- Challenge
Retype the lines beneath this one, from the first through the line containing "0.942, 0.975, 0.987, 0.993, 0.998, 1.0, 1.0, 1.0]". Pictures are left out.

- Information provided

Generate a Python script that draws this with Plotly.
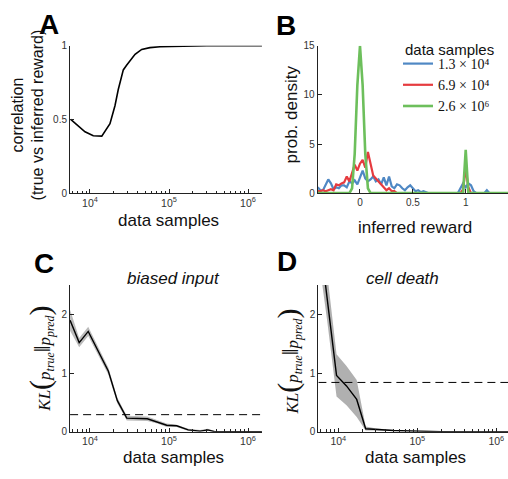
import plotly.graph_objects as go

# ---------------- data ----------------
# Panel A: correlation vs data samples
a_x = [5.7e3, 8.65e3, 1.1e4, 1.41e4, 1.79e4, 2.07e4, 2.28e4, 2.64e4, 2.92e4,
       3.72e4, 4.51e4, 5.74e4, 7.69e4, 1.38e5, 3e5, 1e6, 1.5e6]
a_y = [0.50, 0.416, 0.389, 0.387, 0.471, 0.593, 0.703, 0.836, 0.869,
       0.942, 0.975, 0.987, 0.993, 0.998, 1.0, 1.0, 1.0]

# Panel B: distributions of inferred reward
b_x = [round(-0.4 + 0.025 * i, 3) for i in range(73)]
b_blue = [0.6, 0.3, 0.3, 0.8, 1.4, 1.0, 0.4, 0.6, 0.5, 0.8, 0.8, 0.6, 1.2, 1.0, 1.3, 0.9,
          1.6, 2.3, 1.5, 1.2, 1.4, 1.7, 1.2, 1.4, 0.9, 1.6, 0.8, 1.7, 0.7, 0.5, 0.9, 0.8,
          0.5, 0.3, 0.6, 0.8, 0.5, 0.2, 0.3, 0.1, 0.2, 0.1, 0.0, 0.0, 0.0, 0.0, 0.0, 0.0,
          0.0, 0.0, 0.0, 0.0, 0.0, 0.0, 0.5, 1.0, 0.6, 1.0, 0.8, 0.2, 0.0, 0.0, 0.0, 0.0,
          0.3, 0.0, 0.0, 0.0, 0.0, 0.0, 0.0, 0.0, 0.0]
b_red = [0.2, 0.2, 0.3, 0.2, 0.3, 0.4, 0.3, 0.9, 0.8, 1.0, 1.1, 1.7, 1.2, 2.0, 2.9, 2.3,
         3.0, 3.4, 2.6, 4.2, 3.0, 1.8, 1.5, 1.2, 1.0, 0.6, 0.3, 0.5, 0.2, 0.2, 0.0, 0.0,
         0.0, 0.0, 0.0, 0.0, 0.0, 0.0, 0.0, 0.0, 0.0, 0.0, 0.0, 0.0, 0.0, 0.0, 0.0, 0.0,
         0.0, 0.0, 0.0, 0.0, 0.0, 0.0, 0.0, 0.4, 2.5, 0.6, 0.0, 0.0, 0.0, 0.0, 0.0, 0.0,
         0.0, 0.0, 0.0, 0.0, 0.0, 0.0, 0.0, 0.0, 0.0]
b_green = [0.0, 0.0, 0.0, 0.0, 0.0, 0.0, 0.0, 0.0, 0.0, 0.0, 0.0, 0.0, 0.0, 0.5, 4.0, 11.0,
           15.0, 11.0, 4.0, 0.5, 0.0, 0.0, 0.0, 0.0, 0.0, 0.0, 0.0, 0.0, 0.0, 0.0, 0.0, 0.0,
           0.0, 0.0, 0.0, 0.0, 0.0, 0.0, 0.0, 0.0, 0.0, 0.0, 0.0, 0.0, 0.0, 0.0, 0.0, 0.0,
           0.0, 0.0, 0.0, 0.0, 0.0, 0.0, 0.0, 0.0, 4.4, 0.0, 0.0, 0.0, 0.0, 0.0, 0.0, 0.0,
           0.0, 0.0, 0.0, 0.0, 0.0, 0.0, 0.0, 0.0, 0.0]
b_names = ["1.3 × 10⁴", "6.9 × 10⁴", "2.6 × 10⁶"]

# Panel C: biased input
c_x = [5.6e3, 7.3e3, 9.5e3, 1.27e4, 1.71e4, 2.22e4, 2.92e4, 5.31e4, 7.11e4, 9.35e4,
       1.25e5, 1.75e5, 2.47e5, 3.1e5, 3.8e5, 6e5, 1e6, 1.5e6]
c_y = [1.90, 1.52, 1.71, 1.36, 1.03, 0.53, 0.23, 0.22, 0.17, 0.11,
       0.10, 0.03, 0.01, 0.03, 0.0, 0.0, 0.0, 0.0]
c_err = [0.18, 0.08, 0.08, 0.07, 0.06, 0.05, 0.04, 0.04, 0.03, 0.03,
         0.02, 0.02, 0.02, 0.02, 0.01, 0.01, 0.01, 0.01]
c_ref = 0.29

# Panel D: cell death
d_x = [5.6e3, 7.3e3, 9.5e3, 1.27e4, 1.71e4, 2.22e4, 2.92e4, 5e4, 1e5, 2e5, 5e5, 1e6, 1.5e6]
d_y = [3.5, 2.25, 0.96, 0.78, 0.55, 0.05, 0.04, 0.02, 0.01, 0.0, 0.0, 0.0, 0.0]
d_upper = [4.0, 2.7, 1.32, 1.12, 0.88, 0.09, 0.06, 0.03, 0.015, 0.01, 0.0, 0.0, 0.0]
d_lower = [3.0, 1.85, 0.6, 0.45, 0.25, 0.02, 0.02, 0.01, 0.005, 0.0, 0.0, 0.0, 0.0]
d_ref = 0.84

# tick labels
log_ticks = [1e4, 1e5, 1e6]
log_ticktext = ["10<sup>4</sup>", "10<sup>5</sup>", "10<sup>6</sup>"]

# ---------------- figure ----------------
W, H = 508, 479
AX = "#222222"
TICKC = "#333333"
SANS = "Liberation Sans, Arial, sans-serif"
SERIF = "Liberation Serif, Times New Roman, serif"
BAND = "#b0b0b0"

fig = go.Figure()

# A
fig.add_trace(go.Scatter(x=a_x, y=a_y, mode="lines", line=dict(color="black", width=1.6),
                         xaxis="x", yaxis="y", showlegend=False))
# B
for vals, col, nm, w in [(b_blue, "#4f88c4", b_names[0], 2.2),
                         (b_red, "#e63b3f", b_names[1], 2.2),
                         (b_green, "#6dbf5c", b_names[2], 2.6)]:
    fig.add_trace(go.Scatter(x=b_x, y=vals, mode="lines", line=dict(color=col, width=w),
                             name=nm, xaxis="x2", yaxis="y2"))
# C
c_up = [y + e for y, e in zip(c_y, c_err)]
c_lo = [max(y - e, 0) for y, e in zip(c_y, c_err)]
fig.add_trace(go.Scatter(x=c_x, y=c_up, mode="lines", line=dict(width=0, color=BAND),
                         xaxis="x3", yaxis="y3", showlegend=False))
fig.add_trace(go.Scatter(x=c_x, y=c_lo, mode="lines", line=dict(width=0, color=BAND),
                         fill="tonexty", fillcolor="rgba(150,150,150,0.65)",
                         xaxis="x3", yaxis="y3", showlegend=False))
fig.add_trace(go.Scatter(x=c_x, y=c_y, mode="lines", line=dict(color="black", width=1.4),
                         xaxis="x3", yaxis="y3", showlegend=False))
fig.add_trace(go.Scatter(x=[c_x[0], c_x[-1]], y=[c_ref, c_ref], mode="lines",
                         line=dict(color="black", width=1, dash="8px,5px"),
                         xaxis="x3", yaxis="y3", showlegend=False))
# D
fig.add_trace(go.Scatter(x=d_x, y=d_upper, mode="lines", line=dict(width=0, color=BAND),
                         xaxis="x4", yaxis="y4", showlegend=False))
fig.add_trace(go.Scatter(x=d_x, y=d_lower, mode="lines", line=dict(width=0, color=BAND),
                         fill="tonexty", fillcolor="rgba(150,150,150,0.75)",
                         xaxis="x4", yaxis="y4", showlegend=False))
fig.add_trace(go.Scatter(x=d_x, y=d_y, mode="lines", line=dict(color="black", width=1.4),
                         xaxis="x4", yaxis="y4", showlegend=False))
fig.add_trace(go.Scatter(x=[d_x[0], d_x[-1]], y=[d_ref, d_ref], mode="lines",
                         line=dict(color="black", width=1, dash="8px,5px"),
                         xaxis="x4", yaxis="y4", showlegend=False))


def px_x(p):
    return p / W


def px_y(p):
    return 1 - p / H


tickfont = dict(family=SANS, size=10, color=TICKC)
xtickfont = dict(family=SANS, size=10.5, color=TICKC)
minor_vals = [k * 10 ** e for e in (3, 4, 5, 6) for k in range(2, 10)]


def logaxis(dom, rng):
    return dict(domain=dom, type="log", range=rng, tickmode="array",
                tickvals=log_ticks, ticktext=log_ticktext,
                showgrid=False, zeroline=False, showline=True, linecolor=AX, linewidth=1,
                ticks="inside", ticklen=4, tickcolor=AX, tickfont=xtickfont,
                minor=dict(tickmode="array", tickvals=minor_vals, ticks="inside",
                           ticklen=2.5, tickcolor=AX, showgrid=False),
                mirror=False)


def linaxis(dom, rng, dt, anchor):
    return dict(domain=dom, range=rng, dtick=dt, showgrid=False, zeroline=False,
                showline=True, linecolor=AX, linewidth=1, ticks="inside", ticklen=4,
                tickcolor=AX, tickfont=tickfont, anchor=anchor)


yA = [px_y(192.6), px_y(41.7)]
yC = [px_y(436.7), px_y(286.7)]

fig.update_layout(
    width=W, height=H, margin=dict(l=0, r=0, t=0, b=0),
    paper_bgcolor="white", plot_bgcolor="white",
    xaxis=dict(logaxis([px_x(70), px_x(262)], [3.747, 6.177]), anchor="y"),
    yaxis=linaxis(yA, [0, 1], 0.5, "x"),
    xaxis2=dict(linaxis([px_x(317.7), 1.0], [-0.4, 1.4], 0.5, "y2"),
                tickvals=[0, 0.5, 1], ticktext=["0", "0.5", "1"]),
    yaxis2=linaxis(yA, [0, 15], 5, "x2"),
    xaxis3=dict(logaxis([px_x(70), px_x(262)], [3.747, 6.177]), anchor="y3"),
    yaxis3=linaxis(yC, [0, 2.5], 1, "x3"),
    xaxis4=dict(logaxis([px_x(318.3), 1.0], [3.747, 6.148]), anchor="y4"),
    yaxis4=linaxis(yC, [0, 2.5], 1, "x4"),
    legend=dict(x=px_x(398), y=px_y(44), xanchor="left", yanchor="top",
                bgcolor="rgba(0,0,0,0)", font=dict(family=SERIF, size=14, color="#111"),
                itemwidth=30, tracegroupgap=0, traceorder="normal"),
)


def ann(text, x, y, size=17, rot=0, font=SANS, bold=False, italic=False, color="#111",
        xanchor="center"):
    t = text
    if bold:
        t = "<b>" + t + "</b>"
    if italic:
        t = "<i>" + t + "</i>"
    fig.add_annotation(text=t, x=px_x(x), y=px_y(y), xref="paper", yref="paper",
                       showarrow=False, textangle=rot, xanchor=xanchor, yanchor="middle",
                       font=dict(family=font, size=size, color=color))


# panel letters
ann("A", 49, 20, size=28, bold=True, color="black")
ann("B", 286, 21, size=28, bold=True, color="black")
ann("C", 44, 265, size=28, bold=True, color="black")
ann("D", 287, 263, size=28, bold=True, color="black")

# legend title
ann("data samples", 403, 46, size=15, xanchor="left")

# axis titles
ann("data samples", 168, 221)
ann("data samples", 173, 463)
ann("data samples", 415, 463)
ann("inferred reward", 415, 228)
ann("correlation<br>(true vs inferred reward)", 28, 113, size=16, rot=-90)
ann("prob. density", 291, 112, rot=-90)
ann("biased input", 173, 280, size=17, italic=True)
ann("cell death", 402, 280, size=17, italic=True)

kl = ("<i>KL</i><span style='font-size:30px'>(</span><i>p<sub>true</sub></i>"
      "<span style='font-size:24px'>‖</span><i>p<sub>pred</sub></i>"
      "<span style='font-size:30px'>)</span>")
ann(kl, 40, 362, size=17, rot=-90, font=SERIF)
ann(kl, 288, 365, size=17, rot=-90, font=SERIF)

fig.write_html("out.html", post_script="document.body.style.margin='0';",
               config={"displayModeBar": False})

- Response below
Generate a Python script that draws this with Plotly.
import plotly.graph_objects as go

# ---------------- data ----------------
# Panel A: correlation vs data samples
a_x = [5.7e3, 8.65e3, 1.1e4, 1.41e4, 1.79e4, 2.07e4, 2.28e4, 2.64e4, 2.92e4,
       3.72e4, 4.51e4, 5.74e4, 7.69e4, 1.38e5, 3e5, 1e6, 1.5e6]
a_y = [0.50, 0.416, 0.389, 0.387, 0.471, 0.593, 0.703, 0.836, 0.869,
       0.942, 0.975, 0.987, 0.993, 0.998, 1.0, 1.0, 1.0]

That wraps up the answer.